O arquiteto, um snobe incompreendido
Ainda valerá a pena explicar?
(Quase um autoretrato)
A sociedade constrói o ‘arquiteto snobe’ de hoje em dia, e a mesma sociedade, destrói o público que se esperaria.
Perante esta ‘desarmonia’ quem estará a caminhar para o abismo? O arquiteto ou a sociedade? De que lado está o certo e o errado, e até onde se vão distanciar estas duas realidades.
Enquanto isso, o arquiteto não perde o rumo e ‘desenha’ um percurso aparentemente vazio que ‘veste’ um olhar, à partida, inocente.
O espólio arquitetónico e artístico deixado molda o arquiteto como personalidade polivalente. Indivíduo que manifesta fragmentos de saberes ao mesmo tempo que aparenta desinteresse- especialista em generalidades talvez, isto porque, a sua inspiração poderá vir, fingida ou naturalmente, de diferentes áreas do mundo do saber. Consequentemente, como (principal) requisito da profissão, advém a atenção desmedida ao que acontece à sua volta- uma manifestação do interesse em relação ao mundo exterior como testemunho de um mundo interior.
Na cidade, ele é o protótipo do ‘flâneur Baudeleriano’ – deambula na paisagem urbana sem um percurso definido 1 , sem comprometimentos nem propósitos nostálgicos do passado, perde-se no espaço e no tempo, sem nunca perder a sua identidade.

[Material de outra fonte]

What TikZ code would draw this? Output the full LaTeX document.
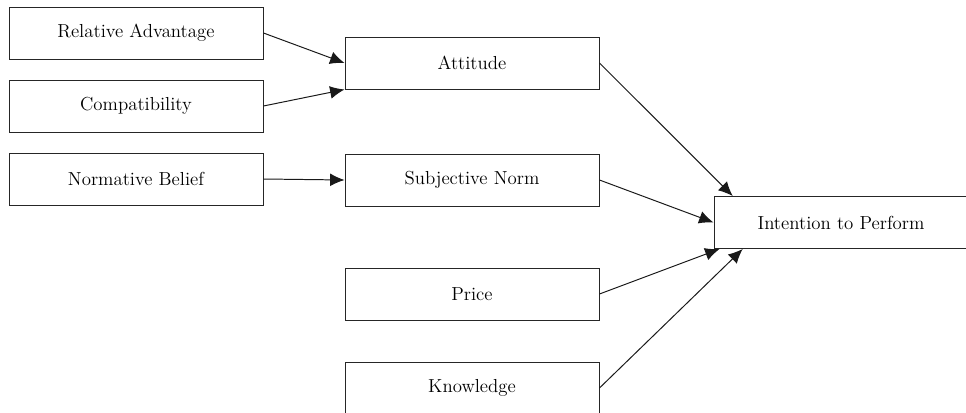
\documentclass[tikz,border=0pt]{standalone}
\usepackage{tikz}
\usetikzlibrary{positioning,arrows.meta}

\tikzset{
  box/.style={draw=black!85,line width=0.7pt,minimum width=6.35cm,minimum height=1.3cm,inner sep=0pt,font=\fontsize{13.4}{16}\selectfont},
  arr/.style={-{Latex[length=3.6mm,width=3.2mm]},line width=0.7pt,black!90}
}

\begin{document}
\begin{tikzpicture}

\useasboundingbox (0,0) rectangle (24.15,-10.3);
\clip (0,0) rectangle (24.15,-10.3);

\node [box] (ra) at (3.4,-0.825) {Relative Advantage};
\node [box] (comp) at (3.4,-2.65) {Compatibility};
\node [box] (nb) at (3.4,-4.475) {Normative Belief};

\node [box] (att) at (11.8,-1.575) {Attitude};
\node [box] (sn) at (11.8,-4.5) {Subjective Norm};
\node [box] (price) at (11.8,-7.35) {Price};
\node [box] (know) at (11.8,-9.7) {Knowledge};

\node [box] (itp) at (21.025,-5.5625) {Intention to Perform};

\draw[arr] (ra.east) to (att.west);
\draw[arr] (comp.east) to (att.south west);
\draw[arr] (nb.east) to (sn.west);

\draw[arr] (att.east) to ([xshift=0.48cm]itp.north west);
\draw[arr] (sn.east) to (itp.west);
\draw[arr] (price.east) to ([xshift=0.15cm]itp.south west);
\draw[arr] (know.east) to ([xshift=0.73cm]itp.south west);

\end{tikzpicture}
\end{document}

O olhar é crítico e sincero, a presença é discreta, mas intensa, a atitude é por vezes arrogante e inesperada, e os comentários irónicos e despretensiosos. Tangente à definição de ‘diletantismo’ proferida por Fernando Pessoa 2 na qual a simples curiosidade pelo superficial desce à essência das coisas. O arquiteto é passageiramente intenso e sincero com cada uma delas, vive profundamente, com o pensamento e a emoção todos os aspetos da realidade ilusória.
O tempo passa e reside a angústia de todos os minutos se ‘pulverizarem’ em cultura, não há tempos mortos e intervalos de descanso, quando chega esta fase em que arquitetura e vida se confundem. O arquiteto habita um lugar perto da loucura ‘discreta’ e ponderada, atrás do preto que veste, oculta a face ‘mais negra’ que o faz rejeitar a imensidão desinteressada e acrítica.
Ainda a propósito, ‘tropecei’ num livro que me fez avançar afincadamente com este ensaio. “Culture- meaning -Architecture” 3 expõe as reflexões críticas de Amos Rapoport, uma imperdível coleção de ensaios que incentiva o pensamento acerca das disciplinas da cultura e a sua relação com a forma construída e a experiência ambiental humana 4 .
Tal como a ignorância e o desinteresse propiciam a felicidade, a erudição é um vício que, à semelhança de outros, incentiva à insatisfação pessoal. Vendo o comodismo como obstáculo, o arquiteto enquanto artista conhece a intelectualização absoluta, que não sendo travada rapidamente levará ao esgotamento e à loucura.
A efervescência destes pensamentos é densificada por uma frustração que cresce diariamente: a consciência da incompreensão e desinteresse alheios, por o que é e o que faz. A culpa talvez seja do arquiteto, da descrença na felicidade eterna, da repugna ao típico comodismo e à novidade do culto do ‘vintage tecnológico’ que morre antes de nascer.
O snobismo com ‘pitadas’ de arrogância, que o presente texto expõe, nasce de um sentimento nostálgico do que não viveu, construiu e habitou. Perante a sociedade, o arquiteto é ignorado quando se torna colecionador de visões, espaços e experiências, ‘nómada’ no tempo e perspicaz no espaço.
Regressamos a um fim que não pede sensibilização, talvez compreensão será a palavra mais ‘simpática’ neste contexto. Compreensão por esta ‘manifestação’ intempestiva e ingénua que apresento… E quem pouco, de entre ‘nós’, se identificar com ela, é o produto da sociedade, que inocentemente, cria arquitetos que repudiam o preto e veneram a previsibilidade do que são e do que criam.